══ The data
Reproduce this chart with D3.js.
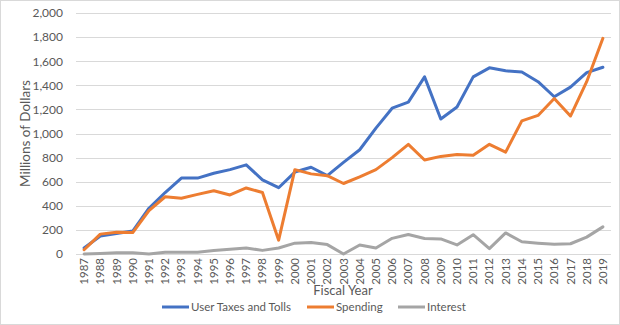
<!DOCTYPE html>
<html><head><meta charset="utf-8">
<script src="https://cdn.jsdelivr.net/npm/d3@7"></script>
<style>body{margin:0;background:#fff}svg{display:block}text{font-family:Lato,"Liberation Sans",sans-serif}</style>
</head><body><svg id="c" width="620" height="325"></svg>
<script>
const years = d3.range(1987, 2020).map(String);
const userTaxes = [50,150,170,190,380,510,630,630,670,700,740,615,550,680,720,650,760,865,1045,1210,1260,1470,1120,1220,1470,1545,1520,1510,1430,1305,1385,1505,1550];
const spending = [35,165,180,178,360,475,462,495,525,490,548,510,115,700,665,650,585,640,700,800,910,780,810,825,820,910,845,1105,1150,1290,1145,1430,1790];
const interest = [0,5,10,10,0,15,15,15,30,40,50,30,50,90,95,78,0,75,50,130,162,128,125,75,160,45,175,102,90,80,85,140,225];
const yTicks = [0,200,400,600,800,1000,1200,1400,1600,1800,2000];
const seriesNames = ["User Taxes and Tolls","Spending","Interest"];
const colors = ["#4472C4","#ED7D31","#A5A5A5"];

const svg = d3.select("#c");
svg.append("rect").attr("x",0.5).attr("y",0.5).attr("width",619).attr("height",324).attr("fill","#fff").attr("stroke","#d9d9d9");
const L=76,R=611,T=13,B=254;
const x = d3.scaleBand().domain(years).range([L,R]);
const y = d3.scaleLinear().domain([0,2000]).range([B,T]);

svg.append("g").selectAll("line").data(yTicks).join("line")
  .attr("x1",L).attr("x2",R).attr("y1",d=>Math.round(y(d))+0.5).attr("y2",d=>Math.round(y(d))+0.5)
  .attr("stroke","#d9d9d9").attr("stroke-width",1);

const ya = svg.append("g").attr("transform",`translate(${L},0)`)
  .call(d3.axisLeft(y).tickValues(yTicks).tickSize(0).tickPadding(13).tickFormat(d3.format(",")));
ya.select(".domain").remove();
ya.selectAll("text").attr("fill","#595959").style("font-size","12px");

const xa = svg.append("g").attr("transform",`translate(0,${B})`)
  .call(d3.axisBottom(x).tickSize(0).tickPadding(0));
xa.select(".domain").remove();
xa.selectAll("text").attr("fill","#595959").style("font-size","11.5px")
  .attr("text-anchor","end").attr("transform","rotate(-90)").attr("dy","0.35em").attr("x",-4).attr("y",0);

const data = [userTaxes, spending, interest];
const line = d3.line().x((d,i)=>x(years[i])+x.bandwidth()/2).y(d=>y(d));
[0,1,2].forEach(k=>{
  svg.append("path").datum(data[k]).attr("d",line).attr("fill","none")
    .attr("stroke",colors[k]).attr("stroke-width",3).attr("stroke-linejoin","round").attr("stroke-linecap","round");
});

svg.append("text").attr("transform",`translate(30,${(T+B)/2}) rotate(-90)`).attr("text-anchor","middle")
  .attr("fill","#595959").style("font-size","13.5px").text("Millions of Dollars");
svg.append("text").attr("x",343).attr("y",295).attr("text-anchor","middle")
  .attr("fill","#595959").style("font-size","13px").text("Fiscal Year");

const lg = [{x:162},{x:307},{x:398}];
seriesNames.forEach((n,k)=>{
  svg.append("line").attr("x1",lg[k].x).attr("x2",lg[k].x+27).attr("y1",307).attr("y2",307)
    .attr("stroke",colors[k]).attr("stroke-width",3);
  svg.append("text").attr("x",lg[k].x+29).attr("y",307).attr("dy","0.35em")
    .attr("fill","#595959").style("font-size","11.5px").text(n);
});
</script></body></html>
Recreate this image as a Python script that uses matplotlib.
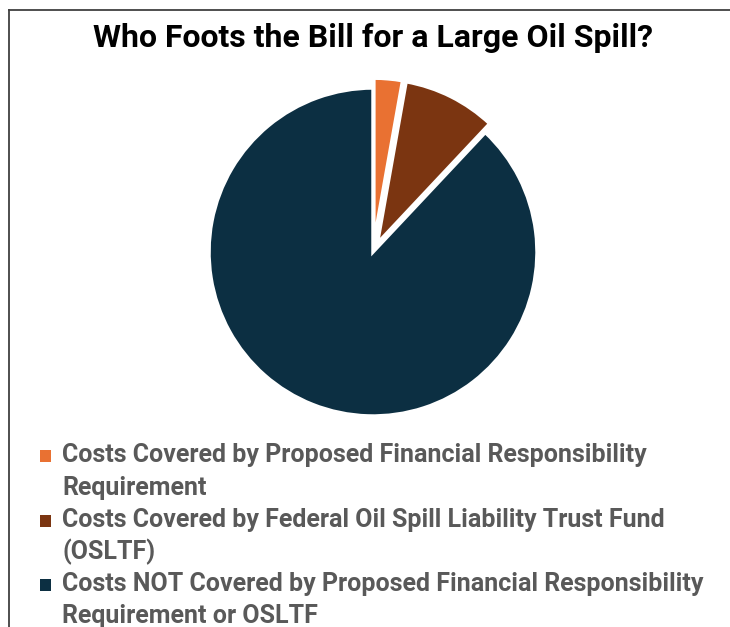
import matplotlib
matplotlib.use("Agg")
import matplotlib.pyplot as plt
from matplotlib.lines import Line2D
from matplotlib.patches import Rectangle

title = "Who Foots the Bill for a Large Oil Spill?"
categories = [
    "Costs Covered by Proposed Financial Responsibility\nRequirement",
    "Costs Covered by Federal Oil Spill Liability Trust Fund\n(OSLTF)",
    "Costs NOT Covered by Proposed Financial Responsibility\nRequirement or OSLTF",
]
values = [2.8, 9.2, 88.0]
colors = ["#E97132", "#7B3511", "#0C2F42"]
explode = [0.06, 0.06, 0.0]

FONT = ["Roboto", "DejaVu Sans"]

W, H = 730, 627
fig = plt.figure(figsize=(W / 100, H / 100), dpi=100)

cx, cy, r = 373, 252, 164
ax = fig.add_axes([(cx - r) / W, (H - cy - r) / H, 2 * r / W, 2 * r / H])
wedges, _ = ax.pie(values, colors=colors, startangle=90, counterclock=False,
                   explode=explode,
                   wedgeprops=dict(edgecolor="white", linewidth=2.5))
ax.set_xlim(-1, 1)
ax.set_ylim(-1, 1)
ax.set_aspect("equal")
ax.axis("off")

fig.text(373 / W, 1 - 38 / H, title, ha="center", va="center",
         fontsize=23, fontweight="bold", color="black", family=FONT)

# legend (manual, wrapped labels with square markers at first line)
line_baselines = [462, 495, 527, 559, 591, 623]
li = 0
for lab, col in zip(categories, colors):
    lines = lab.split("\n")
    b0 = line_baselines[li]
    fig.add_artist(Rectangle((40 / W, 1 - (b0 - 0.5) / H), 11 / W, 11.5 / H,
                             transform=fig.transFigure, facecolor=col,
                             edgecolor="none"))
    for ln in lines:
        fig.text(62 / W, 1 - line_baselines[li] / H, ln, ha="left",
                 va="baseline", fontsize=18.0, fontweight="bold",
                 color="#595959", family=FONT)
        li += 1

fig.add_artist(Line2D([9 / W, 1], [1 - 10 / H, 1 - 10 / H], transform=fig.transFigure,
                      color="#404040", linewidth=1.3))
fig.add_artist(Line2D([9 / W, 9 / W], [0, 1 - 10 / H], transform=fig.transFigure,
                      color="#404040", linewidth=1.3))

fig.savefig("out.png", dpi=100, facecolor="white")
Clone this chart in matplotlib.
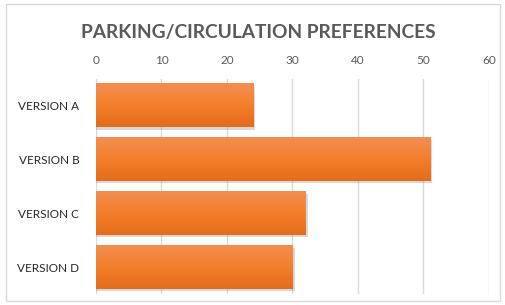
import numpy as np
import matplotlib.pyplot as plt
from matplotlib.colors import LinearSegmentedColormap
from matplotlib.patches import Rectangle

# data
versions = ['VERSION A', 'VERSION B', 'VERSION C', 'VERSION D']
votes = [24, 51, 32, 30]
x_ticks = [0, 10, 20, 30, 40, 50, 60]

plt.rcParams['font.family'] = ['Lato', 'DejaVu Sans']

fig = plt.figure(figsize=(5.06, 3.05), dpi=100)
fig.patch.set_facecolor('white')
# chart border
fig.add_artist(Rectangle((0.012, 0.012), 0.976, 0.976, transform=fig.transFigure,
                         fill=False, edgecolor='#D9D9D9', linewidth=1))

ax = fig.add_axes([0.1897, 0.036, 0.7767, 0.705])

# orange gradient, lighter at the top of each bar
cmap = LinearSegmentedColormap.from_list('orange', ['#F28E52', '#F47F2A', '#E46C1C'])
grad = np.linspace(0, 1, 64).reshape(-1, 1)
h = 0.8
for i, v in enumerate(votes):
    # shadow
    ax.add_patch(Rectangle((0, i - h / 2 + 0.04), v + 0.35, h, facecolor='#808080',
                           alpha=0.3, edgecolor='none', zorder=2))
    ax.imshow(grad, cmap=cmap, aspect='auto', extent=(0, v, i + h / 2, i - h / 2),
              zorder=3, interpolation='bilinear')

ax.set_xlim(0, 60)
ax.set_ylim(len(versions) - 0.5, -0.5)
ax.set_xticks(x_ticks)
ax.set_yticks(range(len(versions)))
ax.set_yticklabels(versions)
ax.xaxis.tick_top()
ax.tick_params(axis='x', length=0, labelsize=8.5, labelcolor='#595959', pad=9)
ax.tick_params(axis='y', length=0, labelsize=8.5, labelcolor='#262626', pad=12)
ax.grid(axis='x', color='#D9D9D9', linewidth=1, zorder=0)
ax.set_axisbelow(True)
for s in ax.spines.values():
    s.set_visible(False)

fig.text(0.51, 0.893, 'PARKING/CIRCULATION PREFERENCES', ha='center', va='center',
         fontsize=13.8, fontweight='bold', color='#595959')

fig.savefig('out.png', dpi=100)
════
══ The data
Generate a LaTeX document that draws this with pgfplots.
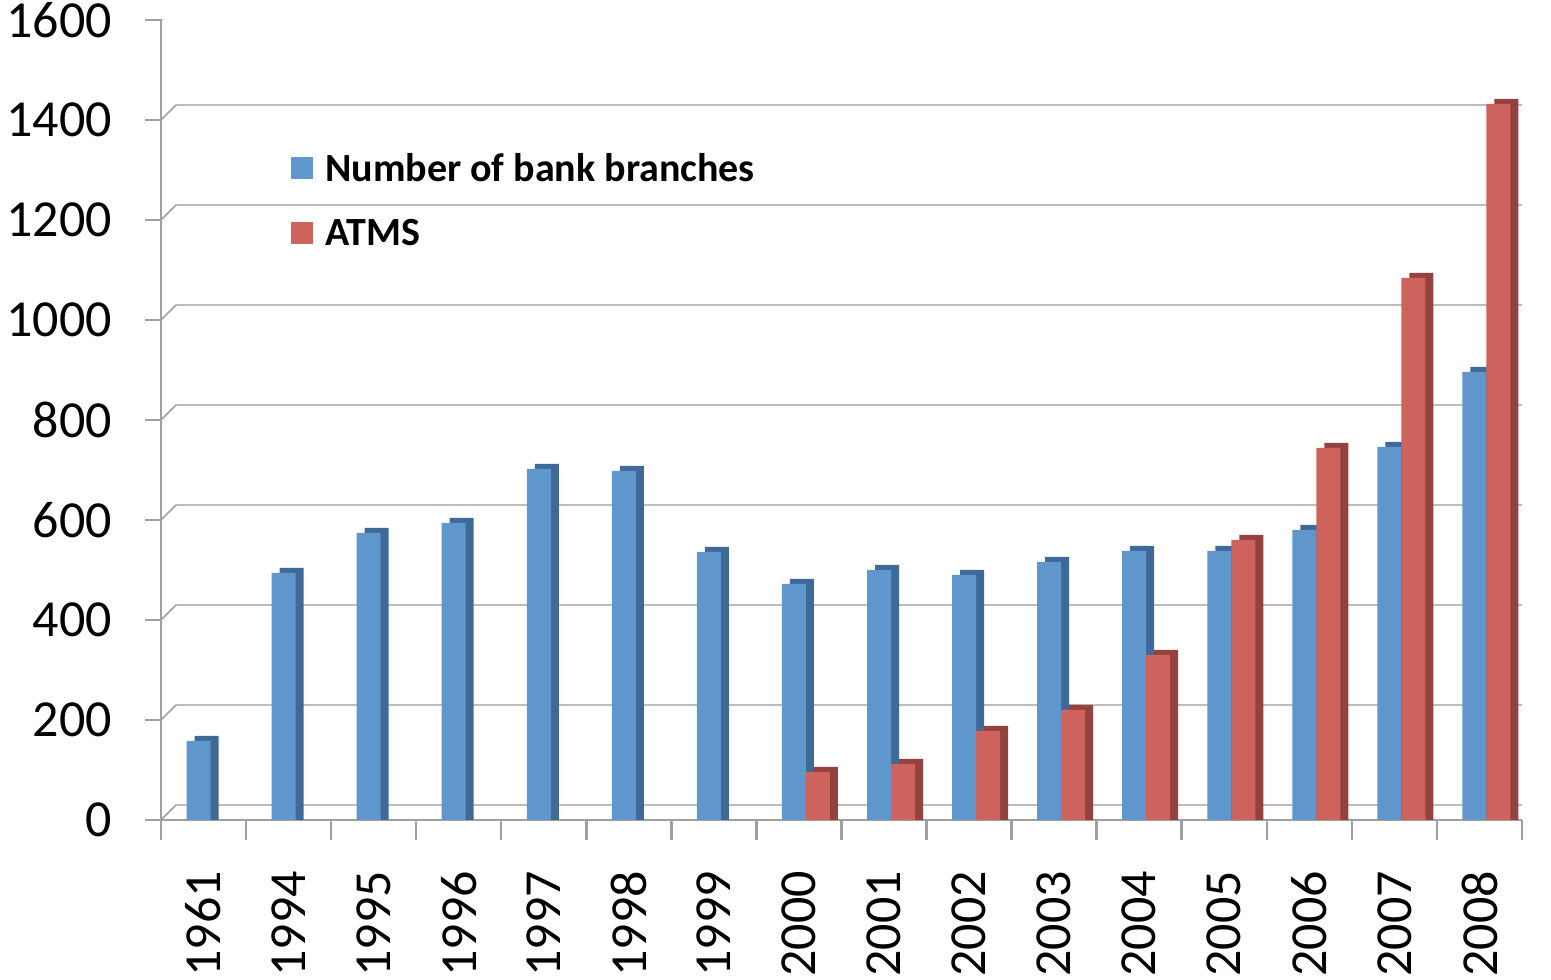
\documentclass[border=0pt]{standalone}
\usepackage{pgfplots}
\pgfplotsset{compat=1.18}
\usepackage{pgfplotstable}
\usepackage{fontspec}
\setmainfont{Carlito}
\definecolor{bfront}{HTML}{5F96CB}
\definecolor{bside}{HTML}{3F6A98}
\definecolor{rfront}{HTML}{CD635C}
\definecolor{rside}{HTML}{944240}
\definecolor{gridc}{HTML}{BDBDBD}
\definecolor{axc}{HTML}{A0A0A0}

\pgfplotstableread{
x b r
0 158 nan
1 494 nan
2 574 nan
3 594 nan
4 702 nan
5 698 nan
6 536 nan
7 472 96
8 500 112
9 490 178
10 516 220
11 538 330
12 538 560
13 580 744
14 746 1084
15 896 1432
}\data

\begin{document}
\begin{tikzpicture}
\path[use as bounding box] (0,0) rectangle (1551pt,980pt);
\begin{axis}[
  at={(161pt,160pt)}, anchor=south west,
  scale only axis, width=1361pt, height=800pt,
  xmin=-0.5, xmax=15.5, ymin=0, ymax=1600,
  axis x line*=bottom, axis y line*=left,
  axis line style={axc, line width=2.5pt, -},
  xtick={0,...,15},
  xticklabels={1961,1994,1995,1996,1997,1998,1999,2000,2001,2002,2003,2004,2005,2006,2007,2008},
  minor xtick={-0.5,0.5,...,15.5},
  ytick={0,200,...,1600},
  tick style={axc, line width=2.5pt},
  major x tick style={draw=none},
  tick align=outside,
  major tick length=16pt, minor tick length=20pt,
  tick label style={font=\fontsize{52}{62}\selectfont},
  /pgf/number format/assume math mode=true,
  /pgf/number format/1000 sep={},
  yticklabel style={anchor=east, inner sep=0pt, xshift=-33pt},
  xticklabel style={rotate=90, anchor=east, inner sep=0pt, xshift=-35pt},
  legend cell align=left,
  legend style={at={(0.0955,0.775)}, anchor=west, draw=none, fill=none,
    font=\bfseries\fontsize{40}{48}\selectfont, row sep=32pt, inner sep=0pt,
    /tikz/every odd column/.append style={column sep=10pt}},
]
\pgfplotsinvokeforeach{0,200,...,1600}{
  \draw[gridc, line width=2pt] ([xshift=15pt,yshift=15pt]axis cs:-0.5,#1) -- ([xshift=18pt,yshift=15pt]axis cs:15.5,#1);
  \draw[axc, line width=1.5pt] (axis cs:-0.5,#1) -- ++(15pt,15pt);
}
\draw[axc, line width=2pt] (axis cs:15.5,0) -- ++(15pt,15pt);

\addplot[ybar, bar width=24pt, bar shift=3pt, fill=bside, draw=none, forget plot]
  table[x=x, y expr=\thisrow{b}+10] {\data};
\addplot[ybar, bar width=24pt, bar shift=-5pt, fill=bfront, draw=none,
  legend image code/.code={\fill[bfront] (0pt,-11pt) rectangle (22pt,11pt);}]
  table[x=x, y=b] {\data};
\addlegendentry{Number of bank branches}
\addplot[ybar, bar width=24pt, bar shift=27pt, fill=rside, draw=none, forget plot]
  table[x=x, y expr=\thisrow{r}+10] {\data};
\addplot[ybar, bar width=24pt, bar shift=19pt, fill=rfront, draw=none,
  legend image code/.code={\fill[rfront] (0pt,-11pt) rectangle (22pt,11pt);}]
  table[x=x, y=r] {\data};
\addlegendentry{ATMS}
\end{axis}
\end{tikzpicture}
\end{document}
════
> _What needs to be done_:
The material above holds pictures; leave them out. Repeat exactly the lines from the one containing "Generate a LaTeX" through the one containing "cs:15.5,0) -- ++(15pt,15pt);", and nothing else.

> _Correct output_:
Generate a LaTeX document that draws this with pgfplots.
\documentclass[border=0pt]{standalone}
\usepackage{pgfplots}
\pgfplotsset{compat=1.18}
\usepackage{pgfplotstable}
\usepackage{fontspec}
\setmainfont{Carlito}
\definecolor{bfront}{HTML}{5F96CB}
\definecolor{bside}{HTML}{3F6A98}
\definecolor{rfront}{HTML}{CD635C}
\definecolor{rside}{HTML}{944240}
\definecolor{gridc}{HTML}{BDBDBD}
\definecolor{axc}{HTML}{A0A0A0}

\pgfplotstableread{
x b r
0 158 nan
1 494 nan
2 574 nan
3 594 nan
4 702 nan
5 698 nan
6 536 nan
7 472 96
8 500 112
9 490 178
10 516 220
11 538 330
12 538 560
13 580 744
14 746 1084
15 896 1432
}\data

\begin{document}
\begin{tikzpicture}
\path[use as bounding box] (0,0) rectangle (1551pt,980pt);
\begin{axis}[
  at={(161pt,160pt)}, anchor=south west,
  scale only axis, width=1361pt, height=800pt,
  xmin=-0.5, xmax=15.5, ymin=0, ymax=1600,
  axis x line*=bottom, axis y line*=left,
  axis line style={axc, line width=2.5pt, -},
  xtick={0,...,15},
  xticklabels={1961,1994,1995,1996,1997,1998,1999,2000,2001,2002,2003,2004,2005,2006,2007,2008},
  minor xtick={-0.5,0.5,...,15.5},
  ytick={0,200,...,1600},
  tick style={axc, line width=2.5pt},
  major x tick style={draw=none},
  tick align=outside,
  major tick length=16pt, minor tick length=20pt,
  tick label style={font=\fontsize{52}{62}\selectfont},
  /pgf/number format/assume math mode=true,
  /pgf/number format/1000 sep={},
  yticklabel style={anchor=east, inner sep=0pt, xshift=-33pt},
  xticklabel style={rotate=90, anchor=east, inner sep=0pt, xshift=-35pt},
  legend cell align=left,
  legend style={at={(0.0955,0.775)}, anchor=west, draw=none, fill=none,
    font=\bfseries\fontsize{40}{48}\selectfont, row sep=32pt, inner sep=0pt,
    /tikz/every odd column/.append style={column sep=10pt}},
]
\pgfplotsinvokeforeach{0,200,...,1600}{
  \draw[gridc, line width=2pt] ([xshift=15pt,yshift=15pt]axis cs:-0.5,#1) -- ([xshift=18pt,yshift=15pt]axis cs:15.5,#1);
  \draw[axc, line width=1.5pt] (axis cs:-0.5,#1) -- ++(15pt,15pt);
}
\draw[axc, line width=2pt] (axis cs:15.5,0) -- ++(15pt,15pt);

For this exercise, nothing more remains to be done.